In situ fabricated nickel vanadate/N-doped reduced graphene oxide hybrid as an advanced electrocatalyst in alkaline hydrogen evolution reaction

Abstract

Inthe current work, we reported the in situ fabrication of a nickel vanadate (Ni₃V₂O₈)-anchored N-doped reduced graphene oxide (NRGO) hybrid by a simple one-step reflux method. Subsequently, the electrocatalytic performance of the Ni₃V₂O₈/NRGO hybrid was investigated in an alkaline medium (1.0 M KOH) for the hydrogen evolution reaction (HER). It was noted that the optimization of the NRGO content (∼5.6 wt%) highly influenced the homogeneous distribution of quasi-spherical Ni₃V₂O₈ nanoparticles over NRGO sheets and enhanced the water reduction ability.
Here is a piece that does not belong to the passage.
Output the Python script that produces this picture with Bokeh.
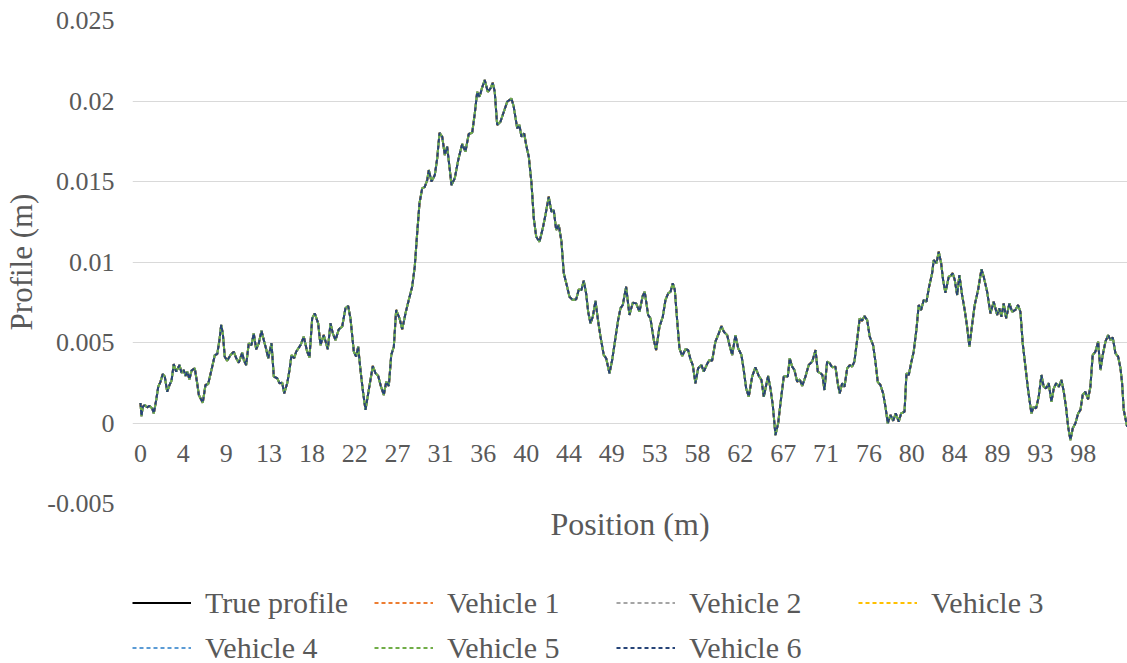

This hybrid material exhibited a sufficiently high electrochemical active surface area (517.5 cm²) and remarkably low charge transfer resistance (∼1.6 Ω). Furthermore, the very low overpotential (∼43 mV) and the high exchange current density (∼1.24 mA cm⁻²) of Ni₃V₂O₈/NRGO (5.6 wt%) demonstrated its promising HER performance. Additionally, superior long-term and accelerated stability compared to that of the benchmark Pt/C in a strong basic medium clearly signified that Ni₃V₂O₈/NRGO (5.6 wt%) can act as an efficient, cost-effective, and durable electrocatalyst for water electrolyzers.